- TASK -
Pull every "that" line out of the data below.
━━━ GIVEN DATA ━━━
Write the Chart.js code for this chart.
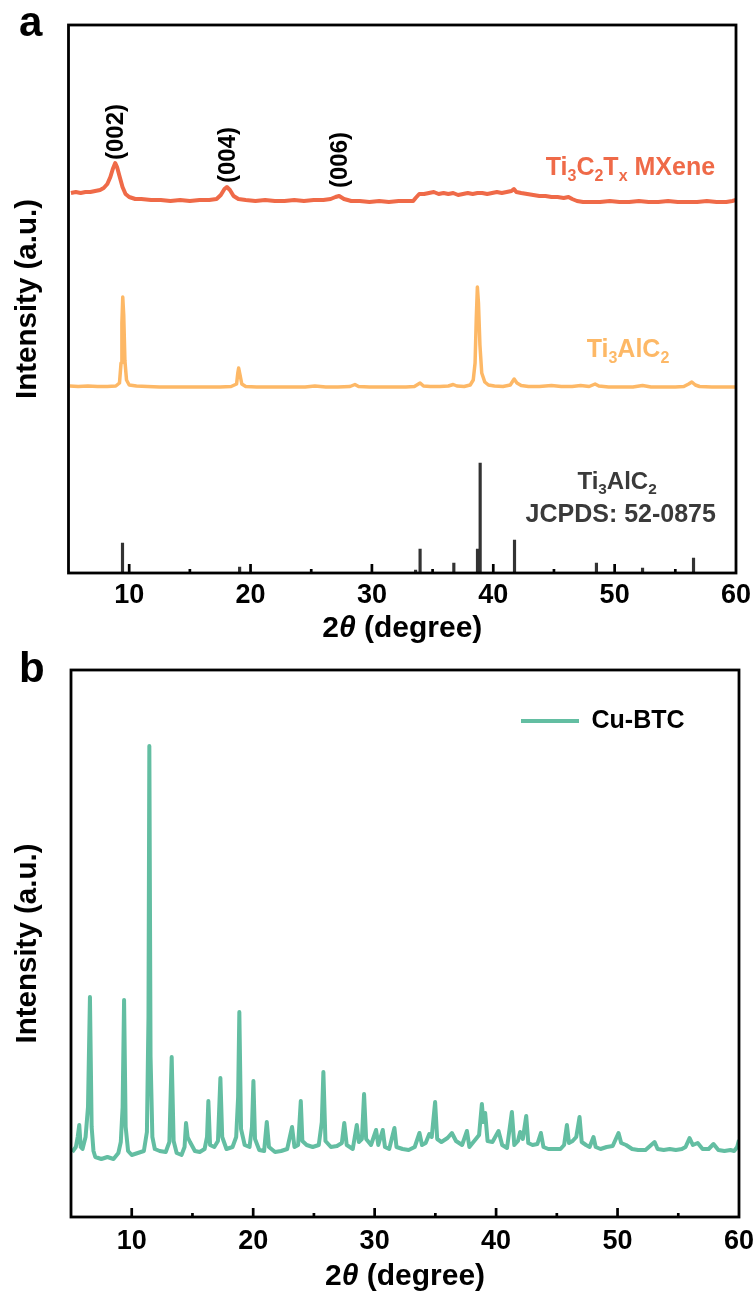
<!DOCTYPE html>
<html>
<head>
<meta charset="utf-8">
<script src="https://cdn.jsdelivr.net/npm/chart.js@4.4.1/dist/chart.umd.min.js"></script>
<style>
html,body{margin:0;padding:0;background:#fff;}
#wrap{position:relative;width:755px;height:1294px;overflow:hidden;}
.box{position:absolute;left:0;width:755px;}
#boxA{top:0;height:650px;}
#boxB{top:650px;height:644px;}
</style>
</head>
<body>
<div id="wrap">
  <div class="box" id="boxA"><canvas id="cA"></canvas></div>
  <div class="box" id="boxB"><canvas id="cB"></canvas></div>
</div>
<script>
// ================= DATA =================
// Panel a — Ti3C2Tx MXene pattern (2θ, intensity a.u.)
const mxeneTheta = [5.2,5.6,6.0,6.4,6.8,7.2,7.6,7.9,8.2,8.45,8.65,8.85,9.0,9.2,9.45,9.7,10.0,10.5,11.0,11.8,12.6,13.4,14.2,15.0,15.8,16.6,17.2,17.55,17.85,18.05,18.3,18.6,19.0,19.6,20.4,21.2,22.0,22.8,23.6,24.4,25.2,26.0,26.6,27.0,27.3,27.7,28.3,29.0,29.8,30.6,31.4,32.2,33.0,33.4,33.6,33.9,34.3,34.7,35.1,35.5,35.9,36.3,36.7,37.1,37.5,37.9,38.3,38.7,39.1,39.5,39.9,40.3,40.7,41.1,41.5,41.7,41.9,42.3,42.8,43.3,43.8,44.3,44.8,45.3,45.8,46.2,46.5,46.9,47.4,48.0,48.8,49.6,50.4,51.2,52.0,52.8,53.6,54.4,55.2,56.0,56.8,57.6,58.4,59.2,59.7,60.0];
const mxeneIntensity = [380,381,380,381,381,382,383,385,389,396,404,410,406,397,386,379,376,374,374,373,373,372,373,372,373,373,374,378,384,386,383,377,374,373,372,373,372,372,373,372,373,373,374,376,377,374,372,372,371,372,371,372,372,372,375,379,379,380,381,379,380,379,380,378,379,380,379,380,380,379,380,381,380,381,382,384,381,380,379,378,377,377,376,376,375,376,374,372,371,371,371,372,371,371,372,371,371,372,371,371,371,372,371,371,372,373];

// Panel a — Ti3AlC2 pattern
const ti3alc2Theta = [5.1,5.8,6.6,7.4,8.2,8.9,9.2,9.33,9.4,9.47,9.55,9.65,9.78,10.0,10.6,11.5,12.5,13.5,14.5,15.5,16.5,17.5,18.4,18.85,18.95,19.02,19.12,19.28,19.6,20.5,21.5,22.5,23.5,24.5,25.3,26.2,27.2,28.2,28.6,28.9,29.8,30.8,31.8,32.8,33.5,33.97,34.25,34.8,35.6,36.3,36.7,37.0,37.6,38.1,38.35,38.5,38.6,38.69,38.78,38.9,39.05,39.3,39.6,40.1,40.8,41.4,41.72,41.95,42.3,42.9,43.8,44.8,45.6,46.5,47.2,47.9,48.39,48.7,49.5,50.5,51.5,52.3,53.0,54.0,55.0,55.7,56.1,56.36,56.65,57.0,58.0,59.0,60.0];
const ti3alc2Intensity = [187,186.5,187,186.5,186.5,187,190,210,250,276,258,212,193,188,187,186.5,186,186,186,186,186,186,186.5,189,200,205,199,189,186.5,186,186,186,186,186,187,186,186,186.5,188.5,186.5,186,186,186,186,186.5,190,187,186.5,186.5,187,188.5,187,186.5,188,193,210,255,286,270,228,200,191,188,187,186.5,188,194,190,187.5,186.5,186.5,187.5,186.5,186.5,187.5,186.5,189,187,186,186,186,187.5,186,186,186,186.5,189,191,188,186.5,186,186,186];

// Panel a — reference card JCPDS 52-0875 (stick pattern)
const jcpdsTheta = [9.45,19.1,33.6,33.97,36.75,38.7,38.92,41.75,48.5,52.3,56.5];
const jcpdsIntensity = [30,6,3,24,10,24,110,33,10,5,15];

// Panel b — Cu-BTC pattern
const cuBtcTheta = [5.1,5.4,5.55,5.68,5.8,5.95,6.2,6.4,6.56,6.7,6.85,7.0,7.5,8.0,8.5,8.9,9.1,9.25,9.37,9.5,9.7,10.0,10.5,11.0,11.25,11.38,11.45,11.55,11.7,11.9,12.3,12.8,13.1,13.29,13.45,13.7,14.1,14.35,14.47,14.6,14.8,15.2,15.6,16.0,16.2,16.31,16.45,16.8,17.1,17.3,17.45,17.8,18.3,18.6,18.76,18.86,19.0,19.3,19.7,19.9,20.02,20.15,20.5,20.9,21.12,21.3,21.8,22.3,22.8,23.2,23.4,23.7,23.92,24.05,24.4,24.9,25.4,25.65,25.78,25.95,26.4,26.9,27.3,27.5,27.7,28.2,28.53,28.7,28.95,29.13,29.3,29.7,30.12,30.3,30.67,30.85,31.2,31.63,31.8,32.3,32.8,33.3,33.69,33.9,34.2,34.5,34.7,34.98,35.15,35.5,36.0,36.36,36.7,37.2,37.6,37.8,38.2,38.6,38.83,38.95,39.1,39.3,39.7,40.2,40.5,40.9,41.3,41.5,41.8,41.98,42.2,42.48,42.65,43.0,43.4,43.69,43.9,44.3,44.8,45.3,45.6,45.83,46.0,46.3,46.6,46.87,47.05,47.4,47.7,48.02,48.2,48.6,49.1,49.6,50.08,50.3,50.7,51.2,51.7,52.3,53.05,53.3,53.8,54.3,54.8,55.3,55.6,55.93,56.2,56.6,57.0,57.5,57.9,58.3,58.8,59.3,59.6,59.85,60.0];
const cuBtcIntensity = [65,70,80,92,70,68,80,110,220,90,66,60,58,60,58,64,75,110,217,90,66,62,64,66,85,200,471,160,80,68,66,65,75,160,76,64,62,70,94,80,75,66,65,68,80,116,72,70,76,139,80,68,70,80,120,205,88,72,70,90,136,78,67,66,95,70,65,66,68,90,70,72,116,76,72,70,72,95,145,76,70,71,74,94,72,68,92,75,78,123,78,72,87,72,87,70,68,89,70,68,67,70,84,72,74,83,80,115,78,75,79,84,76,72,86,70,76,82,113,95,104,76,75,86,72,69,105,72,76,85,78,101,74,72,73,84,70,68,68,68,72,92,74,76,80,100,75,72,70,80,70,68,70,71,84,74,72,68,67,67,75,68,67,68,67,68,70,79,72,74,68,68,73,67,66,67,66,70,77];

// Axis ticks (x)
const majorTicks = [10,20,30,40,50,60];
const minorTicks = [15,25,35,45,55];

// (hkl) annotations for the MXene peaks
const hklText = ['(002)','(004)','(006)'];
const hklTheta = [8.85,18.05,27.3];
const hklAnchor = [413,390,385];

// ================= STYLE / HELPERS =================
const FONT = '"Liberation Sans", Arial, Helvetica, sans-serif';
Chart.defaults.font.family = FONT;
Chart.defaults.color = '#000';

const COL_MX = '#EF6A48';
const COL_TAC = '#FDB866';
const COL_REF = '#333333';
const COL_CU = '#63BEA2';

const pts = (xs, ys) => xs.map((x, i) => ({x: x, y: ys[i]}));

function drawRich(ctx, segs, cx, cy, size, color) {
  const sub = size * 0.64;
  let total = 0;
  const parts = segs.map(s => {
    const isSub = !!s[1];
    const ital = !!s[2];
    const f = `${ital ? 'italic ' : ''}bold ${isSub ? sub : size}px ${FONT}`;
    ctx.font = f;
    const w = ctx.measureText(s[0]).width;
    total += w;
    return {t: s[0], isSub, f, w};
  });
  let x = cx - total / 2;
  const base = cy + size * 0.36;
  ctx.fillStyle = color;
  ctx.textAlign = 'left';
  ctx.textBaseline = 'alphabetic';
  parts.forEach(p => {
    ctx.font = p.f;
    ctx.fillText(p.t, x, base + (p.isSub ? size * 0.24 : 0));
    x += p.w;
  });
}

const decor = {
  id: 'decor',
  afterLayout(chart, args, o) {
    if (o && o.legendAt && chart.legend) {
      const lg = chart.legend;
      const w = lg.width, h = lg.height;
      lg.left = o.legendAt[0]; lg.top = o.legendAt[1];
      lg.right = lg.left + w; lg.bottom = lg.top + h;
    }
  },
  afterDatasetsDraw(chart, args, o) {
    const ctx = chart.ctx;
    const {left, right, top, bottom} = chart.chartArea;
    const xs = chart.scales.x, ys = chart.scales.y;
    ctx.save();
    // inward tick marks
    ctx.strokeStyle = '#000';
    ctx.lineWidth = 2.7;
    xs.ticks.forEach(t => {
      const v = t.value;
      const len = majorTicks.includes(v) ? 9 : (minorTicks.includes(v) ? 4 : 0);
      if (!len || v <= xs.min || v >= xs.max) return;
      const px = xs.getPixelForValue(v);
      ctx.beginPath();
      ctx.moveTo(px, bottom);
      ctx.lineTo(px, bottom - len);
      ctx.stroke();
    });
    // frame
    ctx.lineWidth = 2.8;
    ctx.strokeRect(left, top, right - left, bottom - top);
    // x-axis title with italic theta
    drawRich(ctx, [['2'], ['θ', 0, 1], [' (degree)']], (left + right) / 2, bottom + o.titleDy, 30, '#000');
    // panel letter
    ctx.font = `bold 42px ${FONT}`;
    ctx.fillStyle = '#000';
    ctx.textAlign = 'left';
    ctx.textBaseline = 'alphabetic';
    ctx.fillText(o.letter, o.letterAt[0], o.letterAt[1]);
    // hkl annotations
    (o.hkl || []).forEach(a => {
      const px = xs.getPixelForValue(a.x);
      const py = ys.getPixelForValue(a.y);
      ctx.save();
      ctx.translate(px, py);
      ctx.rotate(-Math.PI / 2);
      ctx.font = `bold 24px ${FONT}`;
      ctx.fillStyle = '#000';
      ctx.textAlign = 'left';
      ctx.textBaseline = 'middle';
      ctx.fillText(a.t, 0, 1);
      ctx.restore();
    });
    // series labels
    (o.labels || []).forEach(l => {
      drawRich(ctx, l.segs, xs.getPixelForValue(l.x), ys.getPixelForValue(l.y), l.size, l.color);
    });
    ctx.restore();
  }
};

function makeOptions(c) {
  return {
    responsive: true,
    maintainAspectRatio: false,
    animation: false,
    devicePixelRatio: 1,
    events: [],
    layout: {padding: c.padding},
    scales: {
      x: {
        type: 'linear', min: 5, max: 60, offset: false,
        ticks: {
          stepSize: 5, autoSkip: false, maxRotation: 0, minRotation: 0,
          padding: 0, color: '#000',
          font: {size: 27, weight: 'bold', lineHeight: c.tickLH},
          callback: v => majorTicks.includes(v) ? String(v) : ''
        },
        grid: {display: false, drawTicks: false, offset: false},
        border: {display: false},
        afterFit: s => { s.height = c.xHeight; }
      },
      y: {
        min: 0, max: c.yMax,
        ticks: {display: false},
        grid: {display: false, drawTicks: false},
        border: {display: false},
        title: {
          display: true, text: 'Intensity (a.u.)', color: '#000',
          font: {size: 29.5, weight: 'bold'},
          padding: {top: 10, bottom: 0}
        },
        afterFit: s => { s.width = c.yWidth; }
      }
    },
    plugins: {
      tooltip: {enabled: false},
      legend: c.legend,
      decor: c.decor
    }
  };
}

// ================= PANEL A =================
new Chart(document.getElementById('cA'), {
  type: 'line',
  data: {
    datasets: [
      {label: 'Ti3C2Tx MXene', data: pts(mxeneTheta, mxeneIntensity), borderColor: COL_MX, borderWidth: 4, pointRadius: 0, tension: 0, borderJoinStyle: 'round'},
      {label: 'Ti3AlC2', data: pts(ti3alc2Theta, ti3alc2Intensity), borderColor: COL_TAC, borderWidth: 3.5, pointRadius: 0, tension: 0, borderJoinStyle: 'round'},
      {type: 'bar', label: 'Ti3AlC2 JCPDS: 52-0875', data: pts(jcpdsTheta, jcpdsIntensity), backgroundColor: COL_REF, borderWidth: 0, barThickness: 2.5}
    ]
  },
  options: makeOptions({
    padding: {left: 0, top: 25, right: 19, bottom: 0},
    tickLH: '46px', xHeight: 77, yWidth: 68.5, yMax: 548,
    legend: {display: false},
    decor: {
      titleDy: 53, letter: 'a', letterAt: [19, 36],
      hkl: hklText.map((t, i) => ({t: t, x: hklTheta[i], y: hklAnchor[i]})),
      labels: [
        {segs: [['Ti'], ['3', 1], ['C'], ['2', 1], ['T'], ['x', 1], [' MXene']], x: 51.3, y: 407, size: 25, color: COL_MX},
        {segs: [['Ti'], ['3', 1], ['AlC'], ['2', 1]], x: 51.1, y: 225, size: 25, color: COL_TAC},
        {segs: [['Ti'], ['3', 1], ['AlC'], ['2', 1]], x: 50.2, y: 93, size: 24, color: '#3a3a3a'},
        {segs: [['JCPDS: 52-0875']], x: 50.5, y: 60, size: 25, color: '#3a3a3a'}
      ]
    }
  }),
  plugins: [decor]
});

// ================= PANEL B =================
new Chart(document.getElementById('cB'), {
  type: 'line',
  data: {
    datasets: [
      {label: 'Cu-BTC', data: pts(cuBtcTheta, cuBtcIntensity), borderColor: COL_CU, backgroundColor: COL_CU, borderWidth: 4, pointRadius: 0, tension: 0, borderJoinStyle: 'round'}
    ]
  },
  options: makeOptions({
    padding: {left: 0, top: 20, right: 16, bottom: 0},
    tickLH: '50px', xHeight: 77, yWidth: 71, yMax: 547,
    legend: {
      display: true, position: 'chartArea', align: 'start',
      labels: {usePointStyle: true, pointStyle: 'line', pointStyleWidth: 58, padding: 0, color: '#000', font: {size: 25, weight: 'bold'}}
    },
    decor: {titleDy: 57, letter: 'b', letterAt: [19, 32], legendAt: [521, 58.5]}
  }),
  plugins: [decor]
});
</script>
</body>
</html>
━━━
━━━ GIVEN DATA ━━━
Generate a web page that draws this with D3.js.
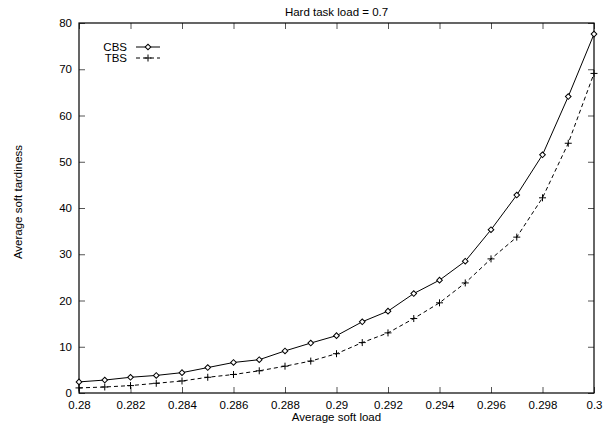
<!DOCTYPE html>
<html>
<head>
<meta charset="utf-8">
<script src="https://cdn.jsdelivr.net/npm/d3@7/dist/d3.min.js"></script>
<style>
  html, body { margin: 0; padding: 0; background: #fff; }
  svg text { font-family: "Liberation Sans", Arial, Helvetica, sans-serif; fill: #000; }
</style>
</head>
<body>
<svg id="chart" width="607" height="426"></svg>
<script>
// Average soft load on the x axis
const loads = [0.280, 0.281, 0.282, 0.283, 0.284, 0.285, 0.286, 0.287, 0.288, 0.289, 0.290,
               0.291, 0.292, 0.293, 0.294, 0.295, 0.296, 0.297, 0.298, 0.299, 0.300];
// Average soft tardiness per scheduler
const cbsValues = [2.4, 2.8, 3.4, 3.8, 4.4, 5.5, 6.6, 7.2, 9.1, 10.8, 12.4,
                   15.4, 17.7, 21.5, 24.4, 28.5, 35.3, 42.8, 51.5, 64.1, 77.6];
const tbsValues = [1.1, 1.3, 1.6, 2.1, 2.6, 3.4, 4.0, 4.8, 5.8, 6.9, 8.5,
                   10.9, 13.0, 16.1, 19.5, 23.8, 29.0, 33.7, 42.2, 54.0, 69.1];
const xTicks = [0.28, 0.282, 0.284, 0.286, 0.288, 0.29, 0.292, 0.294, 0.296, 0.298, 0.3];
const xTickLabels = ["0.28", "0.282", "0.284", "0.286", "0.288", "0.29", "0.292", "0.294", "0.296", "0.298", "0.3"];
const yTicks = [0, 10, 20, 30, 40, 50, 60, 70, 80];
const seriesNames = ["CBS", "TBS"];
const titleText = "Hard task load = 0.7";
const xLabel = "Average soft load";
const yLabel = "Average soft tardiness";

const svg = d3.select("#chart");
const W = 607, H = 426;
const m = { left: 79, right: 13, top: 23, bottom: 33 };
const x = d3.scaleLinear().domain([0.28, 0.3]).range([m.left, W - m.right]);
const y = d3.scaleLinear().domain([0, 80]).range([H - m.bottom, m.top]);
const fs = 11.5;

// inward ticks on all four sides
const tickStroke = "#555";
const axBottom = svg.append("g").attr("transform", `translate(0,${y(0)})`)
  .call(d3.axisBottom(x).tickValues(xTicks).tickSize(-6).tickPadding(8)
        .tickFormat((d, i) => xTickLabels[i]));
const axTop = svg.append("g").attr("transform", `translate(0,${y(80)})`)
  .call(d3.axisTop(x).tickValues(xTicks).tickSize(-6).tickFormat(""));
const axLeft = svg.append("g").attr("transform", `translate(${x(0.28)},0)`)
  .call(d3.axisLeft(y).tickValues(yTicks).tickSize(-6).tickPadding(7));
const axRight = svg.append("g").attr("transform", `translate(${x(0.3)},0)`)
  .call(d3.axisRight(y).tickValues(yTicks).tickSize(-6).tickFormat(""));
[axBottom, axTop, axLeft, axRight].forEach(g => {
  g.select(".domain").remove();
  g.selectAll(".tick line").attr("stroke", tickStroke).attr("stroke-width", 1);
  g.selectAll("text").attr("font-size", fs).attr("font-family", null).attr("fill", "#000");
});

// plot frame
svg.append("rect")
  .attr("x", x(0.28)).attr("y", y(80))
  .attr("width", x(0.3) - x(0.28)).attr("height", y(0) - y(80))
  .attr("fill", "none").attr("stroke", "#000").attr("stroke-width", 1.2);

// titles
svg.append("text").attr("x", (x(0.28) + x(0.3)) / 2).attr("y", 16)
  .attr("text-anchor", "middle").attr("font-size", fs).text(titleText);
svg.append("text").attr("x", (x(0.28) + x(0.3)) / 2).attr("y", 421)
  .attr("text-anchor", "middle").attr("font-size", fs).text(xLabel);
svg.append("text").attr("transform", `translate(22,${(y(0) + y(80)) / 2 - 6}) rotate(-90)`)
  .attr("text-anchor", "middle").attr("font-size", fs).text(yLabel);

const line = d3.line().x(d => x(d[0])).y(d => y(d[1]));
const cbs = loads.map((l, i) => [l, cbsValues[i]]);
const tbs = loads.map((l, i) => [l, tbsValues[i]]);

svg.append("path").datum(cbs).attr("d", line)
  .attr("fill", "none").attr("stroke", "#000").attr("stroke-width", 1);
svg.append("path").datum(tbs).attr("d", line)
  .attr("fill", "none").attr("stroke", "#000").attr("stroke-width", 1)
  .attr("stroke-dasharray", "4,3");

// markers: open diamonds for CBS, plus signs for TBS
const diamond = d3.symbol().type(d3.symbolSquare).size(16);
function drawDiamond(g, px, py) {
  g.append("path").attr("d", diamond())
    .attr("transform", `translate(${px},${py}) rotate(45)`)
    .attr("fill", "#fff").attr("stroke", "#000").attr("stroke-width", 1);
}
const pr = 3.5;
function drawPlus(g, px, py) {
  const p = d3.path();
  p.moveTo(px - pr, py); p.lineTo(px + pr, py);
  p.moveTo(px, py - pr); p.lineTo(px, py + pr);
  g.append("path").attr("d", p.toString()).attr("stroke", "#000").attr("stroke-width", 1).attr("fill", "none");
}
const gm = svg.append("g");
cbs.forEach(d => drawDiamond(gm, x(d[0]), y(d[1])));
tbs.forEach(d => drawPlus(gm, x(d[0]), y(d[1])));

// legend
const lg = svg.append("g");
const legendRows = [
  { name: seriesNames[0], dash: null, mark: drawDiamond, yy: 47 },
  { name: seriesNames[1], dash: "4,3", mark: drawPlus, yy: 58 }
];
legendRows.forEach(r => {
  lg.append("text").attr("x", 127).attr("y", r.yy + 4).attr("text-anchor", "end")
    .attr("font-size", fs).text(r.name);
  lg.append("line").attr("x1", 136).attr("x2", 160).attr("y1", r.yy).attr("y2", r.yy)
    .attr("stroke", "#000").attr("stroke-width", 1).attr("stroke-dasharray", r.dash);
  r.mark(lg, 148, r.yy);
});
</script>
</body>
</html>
━━━
━━━ GIVEN DATA ━━━
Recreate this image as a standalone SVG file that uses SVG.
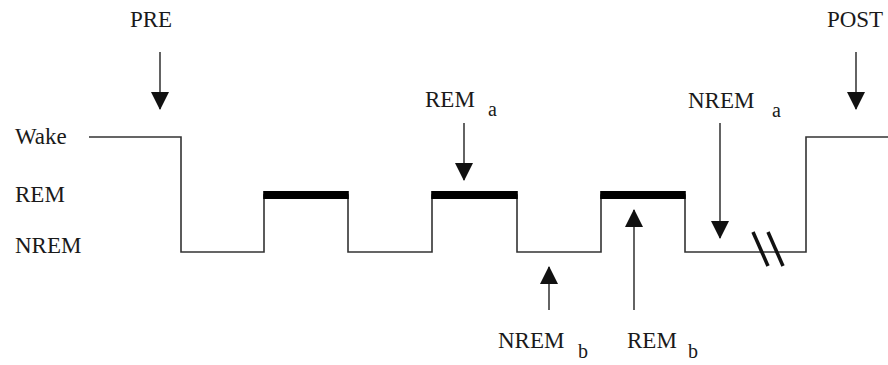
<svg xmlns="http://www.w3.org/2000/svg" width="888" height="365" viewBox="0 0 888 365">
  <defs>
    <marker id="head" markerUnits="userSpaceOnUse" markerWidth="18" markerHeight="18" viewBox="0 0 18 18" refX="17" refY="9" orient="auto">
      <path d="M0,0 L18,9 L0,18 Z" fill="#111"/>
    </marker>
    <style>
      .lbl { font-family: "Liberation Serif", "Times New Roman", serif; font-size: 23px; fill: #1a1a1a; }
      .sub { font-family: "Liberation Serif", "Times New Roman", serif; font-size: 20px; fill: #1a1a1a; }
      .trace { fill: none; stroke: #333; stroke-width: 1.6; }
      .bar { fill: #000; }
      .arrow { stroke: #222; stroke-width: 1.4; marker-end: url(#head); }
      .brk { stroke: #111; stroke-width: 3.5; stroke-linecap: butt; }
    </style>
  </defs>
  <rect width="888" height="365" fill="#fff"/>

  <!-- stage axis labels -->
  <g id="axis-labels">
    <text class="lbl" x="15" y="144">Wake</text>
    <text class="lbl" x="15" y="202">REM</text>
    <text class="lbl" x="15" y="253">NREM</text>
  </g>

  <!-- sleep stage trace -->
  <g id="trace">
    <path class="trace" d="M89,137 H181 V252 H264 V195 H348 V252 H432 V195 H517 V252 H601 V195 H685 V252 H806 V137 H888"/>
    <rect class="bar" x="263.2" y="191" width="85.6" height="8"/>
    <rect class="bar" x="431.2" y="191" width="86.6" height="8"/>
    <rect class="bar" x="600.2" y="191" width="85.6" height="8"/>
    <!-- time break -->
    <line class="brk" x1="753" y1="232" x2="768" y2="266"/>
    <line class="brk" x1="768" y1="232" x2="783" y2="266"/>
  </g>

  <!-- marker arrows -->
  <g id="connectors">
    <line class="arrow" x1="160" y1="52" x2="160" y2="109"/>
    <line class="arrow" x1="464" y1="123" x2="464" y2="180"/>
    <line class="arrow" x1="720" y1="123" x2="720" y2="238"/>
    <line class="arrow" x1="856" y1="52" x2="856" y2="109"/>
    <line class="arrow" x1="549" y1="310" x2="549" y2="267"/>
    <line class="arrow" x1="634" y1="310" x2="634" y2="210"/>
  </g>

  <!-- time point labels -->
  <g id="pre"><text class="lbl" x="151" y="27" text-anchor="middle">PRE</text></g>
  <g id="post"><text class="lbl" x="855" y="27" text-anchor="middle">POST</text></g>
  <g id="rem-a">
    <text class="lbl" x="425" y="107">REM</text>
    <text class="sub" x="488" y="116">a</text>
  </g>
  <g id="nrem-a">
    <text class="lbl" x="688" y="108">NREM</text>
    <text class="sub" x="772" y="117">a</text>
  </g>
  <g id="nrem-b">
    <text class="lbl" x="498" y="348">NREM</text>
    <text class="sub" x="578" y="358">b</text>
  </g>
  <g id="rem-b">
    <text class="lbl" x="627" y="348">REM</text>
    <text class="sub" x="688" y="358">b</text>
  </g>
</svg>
━━━
- EXERCISE OUTPUT -
Generate a web page that draws this with D3.js.
Recreate this image as a standalone SVG file that uses SVG.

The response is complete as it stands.